Cardiologues et chercheurs au sein du Centre d’investigation clinique plurithématique (CIC-P) du CHRU de Nancy , le Pr Nicolas Girerd et D r Guillaume Baudry ont conduit une étude en association avec la Caisse Nationale de l’Assurance Maladie (CNAM) et des experts nationaux, sur l’importance d’un suivi cardiologique chez les patients atteints d’insuffisance cardiaque. Présente en mai à Belgrade au congrès européen de l’insuffisance cardiaque, l’équipe nancéienne a présenté les résultats de plusieurs de ses travaux dont une partie a été publiée presque simultanément dans la revue scientifique de référence « European Heart Journal (EHJ) ».
C’est le cas de l’investigation menée sur une cohorte de 655 919 patients identifiés comme insuffisants cardiaques au 1er janvier 2020. Le groupe de cardiologues et de statisticiens a analysé le suivi médical de ces malades sur deux ans. Ils en sont arrivés à la conclusion qu’une consultation cardiologique lacunaire, voire inexistante, obérait significativement le pronostic des malades, alors que la gravité de leur maladie nécessiterait « d’optimiser le management global de la maladie », indique le Pr Nicolas Girerd , coordonnateur du CIC-P. Cette insuffisance de recours à une prise en charge cardiologique aggraverait le pronostic de l’insuffisance cardiaque.
1,5 million d’insuffisants cardiaques
La France dénombre plus d’insuffisants cardiaques que les 655 919 répertoriés dans les fichiers de la CNAM. « On les estime à 1,5 million », chiffre Nicolas Girerd. Les cardiologues ont constaté que 40 % des 655 919 patients examinés n’avaient pas vu de cardiologue dans l’année, soit 1 sur 2,5 patients. « Ce sont généralement des patients un peu plus âgés, plus souvent des femmes », précise Nicolas Girerd. Au cours du suivi, la « différence est patente entre ceux qui voient un cardiologue dans l’année et ceux qui n’en voient pas : l’écart est de 6 à 9 % de mortalité à un an », souligne le cardiologue. Il a ainsi été observé que les patients hospitalisés il y a moins d’un an qui ne voient pas de cardiologue ont 34 % de risque de mourir dans l’année, contre 27 % pour ceux qui voient une fois un cardiologue. Ceux qui n’ont pas été hospitalisés et ne sont pas sous diurétiques, passent de 13 % à 7 %, selon la présence ou non d’un suivi cardiologique.
Défaut d’organisation ?
Que révèle cette étude au-delà du constat ? « Ces résultats nous amènent à penser qu’il peut exister des difficultés d’organisation des soins, variables d’un territoire à l’autre, qui influencent, évidemment, la prise en charge des patients », suggère Nicolas Girerd. Autre explication possible des écarts de pronostic : « L’usage différencié des traitements. » « Les cardiologues utilisent davantage les nouvelles molécules disponibles pour traiter l’insuffisance cardiaque, notamment l’insuffisance dite à fraction déjection altérée. Ces traitements devenus plus complexes au cours des quinze dernières années requièrent l’expertise spécifique des cardiologues. Leur prescription plus intensive et adaptée pourrait en partie expliquer les différences de mortalité observées. »

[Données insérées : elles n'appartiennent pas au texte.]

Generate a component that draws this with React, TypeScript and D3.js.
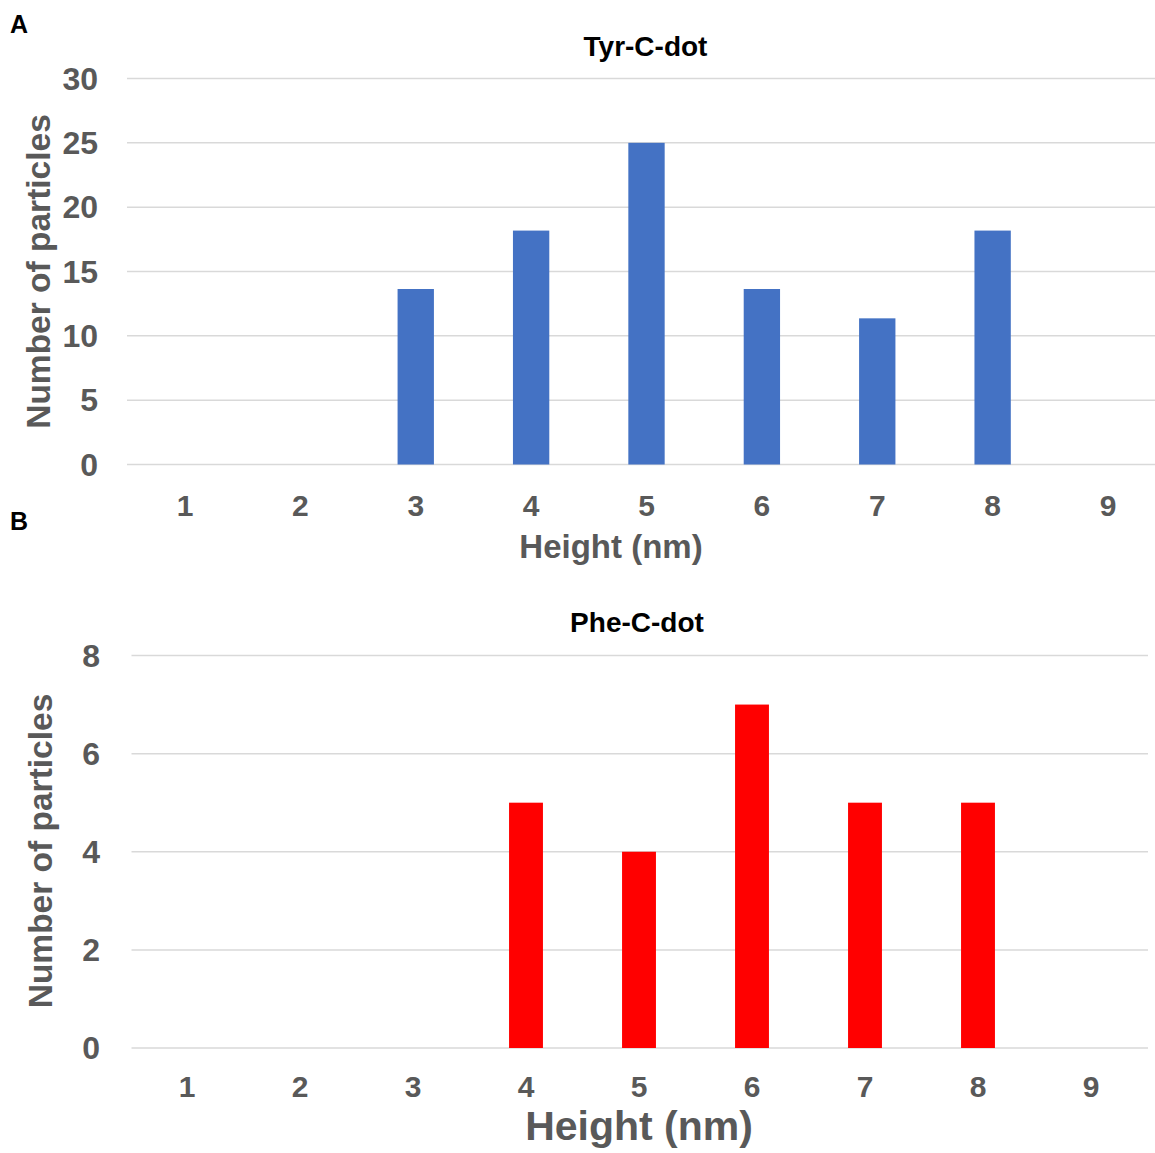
import React from "react";
import * as d3 from "d3";

// Height bins (nm) shared by both histograms
const heightBins = ["1", "2", "3", "4", "5", "6", "7", "8", "9"];

// Tyr-C-dot: share of particles per height bin (%)
const tyrValues = [0, 0, 13.64, 18.18, 25, 13.64, 11.36, 18.18, 0];
const tyrTicks = [0, 5, 10, 15, 20, 25, 30];

// Phe-C-dot: particle counts per height bin
const pheValues = [0, 0, 0, 5, 4, 7, 5, 5, 0];
const pheTicks = [0, 2, 4, 6, 8];

const FONT = "'Liberation Sans', Arial, Helvetica, sans-serif";
const GREY = "#595959";
const GRID = "#D9D9D9";

type PanelProps = {
  title: string;
  values: number[];
  ticks: number[];
  yMax: number;
  color: string;
  x0: number;
  x1: number;
  gridX0: number;
  gridX1: number;
  yBottom: number;
  yTop: number;
  barFrac: number;
  titleX: number;
  titleY: number;
  yTickRight: number;
  yTickSize: number;
  xTickY: number;
  xTickSize: number;
  yTitleX: number;
  yTitleY: number;
  yTitleSize: number;
  xTitleX: number;
  xTitleY: number;
  xTitleSize: number;
};

function Panel(p: PanelProps) {
  const x = d3
    .scaleBand<string>()
    .domain(heightBins)
    .range([p.x0, p.x1])
    .paddingInner(1 - p.barFrac)
    .paddingOuter((1 - p.barFrac) / 2);
  const y = d3.scaleLinear().domain([0, p.yMax]).range([p.yBottom, p.yTop]);
  const bw = x.bandwidth();

  return (
    <g>
      {p.ticks.map((t) => (
        <line
          key={"g" + t}
          x1={p.gridX0}
          x2={p.gridX1}
          y1={y(t)}
          y2={y(t)}
          stroke={GRID}
          strokeWidth={1.5}
        />
      ))}
      {heightBins.map((c, i) =>
        p.values[i] > 0 ? (
          <rect
            key={"b" + c}
            x={x(c)}
            y={y(p.values[i])}
            width={bw}
            height={y(0) - y(p.values[i])}
            fill={p.color}
          />
        ) : null
      )}
      {p.ticks.map((t) => (
        <text
          key={"yt" + t}
          x={p.yTickRight}
          y={y(t)}
          textAnchor="end"
          dominantBaseline="central"
          fontSize={p.yTickSize}
          fontWeight="bold"
          fill={GREY}
          fontFamily={FONT}
        >
          {t}
        </text>
      ))}
      {heightBins.map((c) => (
        <text
          key={"xt" + c}
          x={(x(c) as number) + bw / 2}
          y={p.xTickY}
          textAnchor="middle"
          fontSize={p.xTickSize}
          fontWeight="bold"
          fill={GREY}
          fontFamily={FONT}
        >
          {c}
        </text>
      ))}
      <text
        x={p.titleX}
        y={p.titleY}
        textAnchor="middle"
        fontSize={28}
        fontWeight="bold"
        fill="#000"
        fontFamily={FONT}
      >
        {p.title}
      </text>
      <text
        transform={`translate(${p.yTitleX},${p.yTitleY}) rotate(-90)`}
        textAnchor="middle"
        fontSize={p.yTitleSize}
        fontWeight="bold"
        fill={GREY}
        fontFamily={FONT}
      >
        Number of particles
      </text>
      <text
        x={p.xTitleX}
        y={p.xTitleY}
        textAnchor="middle"
        fontSize={p.xTitleSize}
        fontWeight="bold"
        fill={GREY}
        fontFamily={FONT}
      >
        Height (nm)
      </text>
    </g>
  );
}

export default function App() {
  return (
    <svg
      width={1155}
      height={1153}
      style={{ position: "absolute", left: 0, top: 0, background: "#fff" }}
    >
      <rect width={1155} height={1153} fill="#fff" />
      <text x={10} y={33} fontSize={25} fontWeight="bold" fill="#000" fontFamily={FONT}>
        A
      </text>
      <text x={10} y={530} fontSize={25} fontWeight="bold" fill="#000" fontFamily={FONT}>
        B
      </text>
      <Panel
        title="Tyr-C-dot"
        values={tyrValues}
        ticks={tyrTicks}
        yMax={30}
        color="#4472C4"
        x0={127.3}
        x1={1165.7}
        gridX0={127}
        gridX1={1155}
        yBottom={464.5}
        yTop={78.5}
        barFrac={0.315}
        titleX={645.5}
        titleY={55.5}
        yTickRight={98}
        yTickSize={32}
        xTickY={516}
        xTickSize={30}
        yTitleX={50}
        yTitleY={271.5}
        yTitleSize={33.5}
        xTitleX={611}
        xTitleY={558}
        xTitleSize={33}
      />
      <Panel
        title="Phe-C-dot"
        values={pheValues}
        ticks={pheTicks}
        yMax={8}
        color="#FF0000"
        x0={130.5}
        x1={1147.5}
        gridX0={131.5}
        gridX1={1148}
        yBottom={1048}
        yTop={655.5}
        barFrac={0.3}
        titleX={637}
        titleY={632}
        yTickRight={100}
        yTickSize={32}
        xTickY={1097}
        xTickSize={30}
        yTitleX={52}
        yTitleY={851}
        yTitleSize={33.5}
        xTitleX={639}
        xTitleY={1140}
        xTitleSize={41}
      />
    </svg>
  );
}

Reste à savoir comment faire mieux avec la baisse du nombre de cardiologues. « Pour optimiser les ressources, préconise l’étude, il faudrait une consultation par an pour ceux qui sont à risque faible, deux-trois consultations pour les patients à risque moyen et quatre consultations pour les patients à très haut risque. Il faudrait graduer, or, on observe que cette hiérarchisation n’existe pas pour l’instant. » « L’outil pronostic simple que nous proposons pourrait aider à guider la fréquence des consultations », extrapole Nicolas Girerd. L’étape suivante consistera à confirmer ces premières observations en vérifiant si la mise en place d’un suivi cardiologique régulier chez les patients qui en sont dépourvus améliore leur survie ou si les différences relèvent d’une surinterprétation.